Facciamo un esempio: subito dopo la caduta del Muro, quando la gente dell'Est voleva spiegare come lavorava diceva «ho lavorato in un Kollektiv di bici», oppure «in un Kollektiv di macchine», ma subito si fermava e si correggeva dicendo «ho lavorato in un team». Questo perché dicendo Kollektiv si diventava riconoscibili ai tedeschi dell'Ovest non solo come gente dell'Est ma come qualcuno rimasto socialista; si preferiva dunque fare finta di essere come gli altri. Un altro fenomeno è l'uso 'casuale' di interiezioni come so, also ed altre, usate senza riflessione sulla corretta posizione sintattica: anche questo è segno di una grande incertezza cognitiva.”
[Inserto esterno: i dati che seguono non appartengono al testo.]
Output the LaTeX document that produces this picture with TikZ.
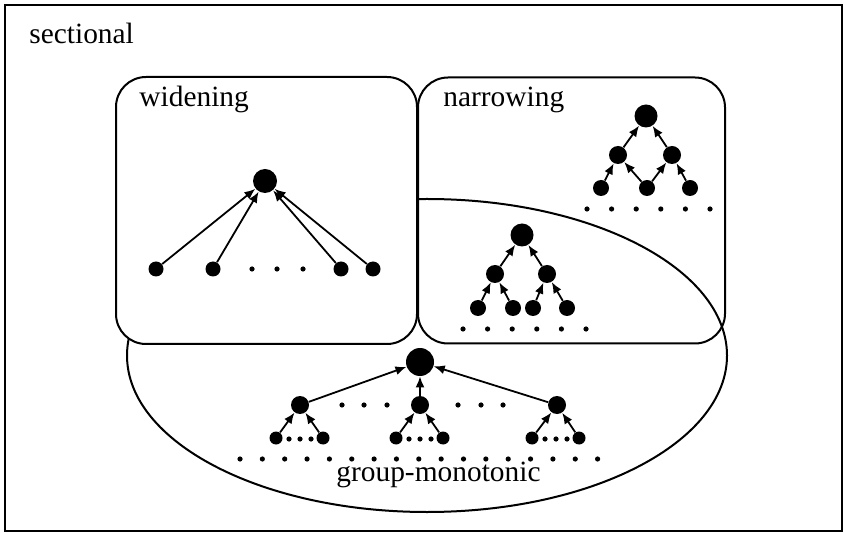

Anche per quanto riguarda l'uso dei pronomi personali ci sono delle differenze: la collocazione dell'io narrante nello spazio avveniva nelle due varietà con strategie deittiche ricorrenti. Ciò significa che i due sistemi politici (federale e democratico) hanno generato o veicolato una diversa percezione del sé, manifestata attraverso l'uso dei pronomi personali?

“Sì. Ad Est si usava molto il pronome impersonale man che manifesta una visione del mondo che mette al centro il gruppo e la solidarietà tra i singoli individui, una percezione del sé come noi, un livellamento tra gli individui; ad Ovest, invece, si usavano i pronomi personali io, tu e lui, che mettono in risalto la differenza sociolinguistica tra le persone.”

Professor Dittmar, ci sono molti altri aspetti della sua ricerca che ci piacerebbe discutere con lei – a partire dall'acquisizione del tedesco come lingua seconda, alla trascrizione, ai rapporti tra grammatica e pragmatica – e ci riserviamo di farlo al più presto, approfittando della sua permanenza napoletana. Per il momento ci piacerebbe salutarla con una domanda sui suoi progetti in fieri: a cosa sta lavorando?

“Negli ultimi tempi mi sono occupato molto della lingua parlata, in particolare delle marche discorsive, delle congiunzioni e della resa comunicativa (performance) nel tedesco parlato – anche se lo stesso si può fare con l'italiano. A questo si affianca l'indagine delle strategie con cui vengono aggiunte informazioni nel parlato – il cosiddetto 'principio del dettagliare' (Prinzip des Detailierens) – e le strategie di collocazione di alcune importanti informazioni che non possono essere rimandate.”